Task requirements – Retype, exactly as they stand, the lines from the start of the data to the line that contains "(hv-t) at ($(hv.north", both ends included. Leave the pictures out.
[START OF Provided data]
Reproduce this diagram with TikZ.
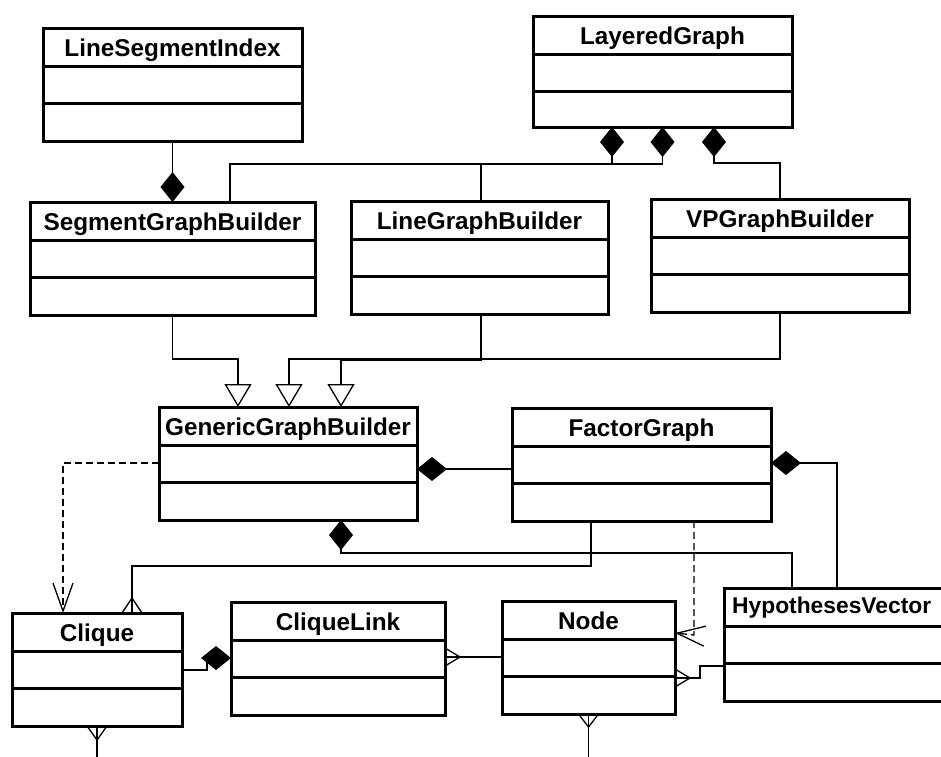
\documentclass[tikz,border=0pt]{standalone}
\usepackage{fontspec}
\setmainfont{Liberation Sans}
\usetikzlibrary{arrows.meta,positioning,calc}
\begin{document}
\begin{tikzpicture}[x=1pt, y=-1pt,
  cls/.style={draw, line width=3pt, anchor=north west, inner sep=0pt, outer sep=0pt, minimum height=113pt},
  title/.style={anchor=base, inner sep=0pt, font=\bfseries\fontsize{24.3}{28}\selectfont},
  conn/.style={line width=1.3pt},
  comp/.style={conn, -{Diamond[length=30pt, width=24pt, fill=black]}},
  gen/.style={conn, -{Triangle[length=23pt, width=27pt, fill=white]}},
  dep/.style={conn, dash pattern=on 7pt off 4pt, -{Straight Barb[length=28pt, width=20pt]}}]
\useasboundingbox (0,0) rectangle (941,756);
\clip (0,0) rectangle (941,756);

% classes
\node[cls, minimum width=259pt] (lsi) at (43,28) {};
\node[cls, minimum width=259pt, minimum height=111pt] (lg) at (533,16) {};
\node[cls, minimum width=285pt] (sgb) at (30,202) {};
\node[cls, minimum width=257pt] (lgb) at (351,201) {};
\node[cls, minimum width=258pt] (vpgb) at (651,199) {};
\node[cls, minimum width=258pt] (ggb) at (159,407) {};
\node[cls, minimum width=259pt] (fg) at (512,408) {};
\node[cls, minimum width=170pt] (clq) at (12,613) {};
\node[cls, minimum width=214pt] (cl) at (231,602) {};
\node[cls, minimum width=173pt] (nd) at (502,601) {};
\node[cls, minimum width=300pt] (hv) at (724,588) {};

\foreach \n/\t in {lsi/LineSegmentIndex, lg/LayeredGraph, sgb/SegmentGraphBuilder, lgb/LineGraphBuilder,
  vpgb/VPGraphBuilder, ggb/GenericGraphBuilder, fg/FactorGraph, clq/Clique, cl/CliqueLink, nd/Node}
  \node[title] (\n-t) at ($(\n.north)+(0,28)$) {\t};
\node[title, anchor=base west, font=\bfseries\fontsize{22.8}{28}\selectfont] (hv-t) at ($(hv.north west)+(8,25)$) {HypothesesVector};

\foreach \n in {lsi,lg,sgb,lgb,vpgb,ggb,fg,clq,cl,nd,hv} {
  \draw[line width=3pt] ($(\n.north west)+(0,38)$) -- ($(\n.north east)+(0,38)$);
  \draw[line width=3pt] ($(\n.north west)+(0,75)$) -- ($(\n.north east)+(0,75)$);
}

% composition
\draw[comp] (lsi.south) -- (lsi.south |- sgb.north);
\draw[comp] ($(sgb.north)+(57.5,0)$) -- ++(0,-38) -| (lg.south);
\draw[comp] ($(lgb.north)+(1.5,0)$) -- ++(0,-37) -| ($(lg.south)+(-50.5,0)$);
\draw[comp] (vpgb.north) -- ++(0,-36) -| ($(lg.south)+(51.5,0)$);
\draw[comp] ($(fg.north west)+(0,61)$) -- ($(ggb.north east)+(0,62)$);
\draw[comp] ($(hv.north west)+(68,0)$) |- ($(ggb.south)+(53,33)$) -- ($(ggb.south)+(53,0)$);
\draw[comp] ($(hv.north west)+(113,0)$) |- ($(fg.north east)+(0,55)$);
\draw[comp] ($(clq.north east)+(0,57)$) -| ($(cl.north west)+(-24,56)$) -- ($(cl.north west)+(0,56)$);

% generalization
\draw[gen] (sgb.south) -- ++(0,44) -| ($(ggb.north)+(-50,0)$);
\draw[gen] ($(lgb.south)+(1.5,0)$) -- ++(0,46) -| ($(ggb.north)+(53,0)$);
\draw[gen] (vpgb.south) -- ++(0,47) -| ($(ggb.north)+(1,0)$);

% dependency
\draw[dep] ($(ggb.north west)+(0,56)$) -| ($(clq.north)+(-34,0)$);
\draw[dep] ($(fg.south)+(52.5,0)$) -- ++(0,114) -- ($(nd.north east)+(0,32)$);

% associations (many)
\draw[conn] ($(fg.south)+(-50.5,0)$) |- ($(clq.north)+(35,-47)$) -- ($(clq.north)+(35,0)$);
\draw[conn] ($(clq.north)+(25,0)$) -- ++(10,-15) -- ++(10,15);
\draw[conn] ($(cl.north east)+(0,55)$) -- ($(nd.north west)+(0,56)$);
\draw[conn] ($(cl.north east)+(0,46)$) -- ++(15,9) -- ++(-15,9);
\draw[conn] ($(nd.north east)+(0,77)$) -- ++(25,0) |- ($(hv.north west)+(0,78)$);
\draw[conn] ($(nd.north east)+(0,68)$) -- ++(15,9) -- ++(-15,9);
\coordinate (clqend) at ($(clq.south)+(0,40)$);
\coordinate (ndend) at ($(nd.south)+(0,50)$);
\draw[conn] (clq.south) -- (clqend);
\draw[conn] ($(clq.south)+(-10,0)$) -- ++(10,14) -- ++(10,-14);
\draw[conn] (nd.south) -- (ndend);
\draw[conn] ($(nd.south)+(-10,0)$) -- ++(10,13) -- ++(10,-13);
\end{tikzpicture}
\end{document}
[END OF Provided data]
Solved exercise –
Reproduce this diagram with TikZ.
\documentclass[tikz,border=0pt]{standalone}
\usepackage{fontspec}
\setmainfont{Liberation Sans}
\usetikzlibrary{arrows.meta,positioning,calc}
\begin{document}
\begin{tikzpicture}[x=1pt, y=-1pt,
  cls/.style={draw, line width=3pt, anchor=north west, inner sep=0pt, outer sep=0pt, minimum height=113pt},
  title/.style={anchor=base, inner sep=0pt, font=\bfseries\fontsize{24.3}{28}\selectfont},
  conn/.style={line width=1.3pt},
  comp/.style={conn, -{Diamond[length=30pt, width=24pt, fill=black]}},
  gen/.style={conn, -{Triangle[length=23pt, width=27pt, fill=white]}},
  dep/.style={conn, dash pattern=on 7pt off 4pt, -{Straight Barb[length=28pt, width=20pt]}}]
\useasboundingbox (0,0) rectangle (941,756);
\clip (0,0) rectangle (941,756);

% classes
\node[cls, minimum width=259pt] (lsi) at (43,28) {};
\node[cls, minimum width=259pt, minimum height=111pt] (lg) at (533,16) {};
\node[cls, minimum width=285pt] (sgb) at (30,202) {};
\node[cls, minimum width=257pt] (lgb) at (351,201) {};
\node[cls, minimum width=258pt] (vpgb) at (651,199) {};
\node[cls, minimum width=258pt] (ggb) at (159,407) {};
\node[cls, minimum width=259pt] (fg) at (512,408) {};
\node[cls, minimum width=170pt] (clq) at (12,613) {};
\node[cls, minimum width=214pt] (cl) at (231,602) {};
\node[cls, minimum width=173pt] (nd) at (502,601) {};
\node[cls, minimum width=300pt] (hv) at (724,588) {};

\foreach \n/\t in {lsi/LineSegmentIndex, lg/LayeredGraph, sgb/SegmentGraphBuilder, lgb/LineGraphBuilder,
  vpgb/VPGraphBuilder, ggb/GenericGraphBuilder, fg/FactorGraph, clq/Clique, cl/CliqueLink, nd/Node}
  \node[title] (\n-t) at ($(\n.north)+(0,28)$) {\t};
\node[title, anchor=base west, font=\bfseries\fontsize{22.8}{28}\selectfont] (hv-t) at ($(hv.north west)+(8,25)$) {HypothesesVector};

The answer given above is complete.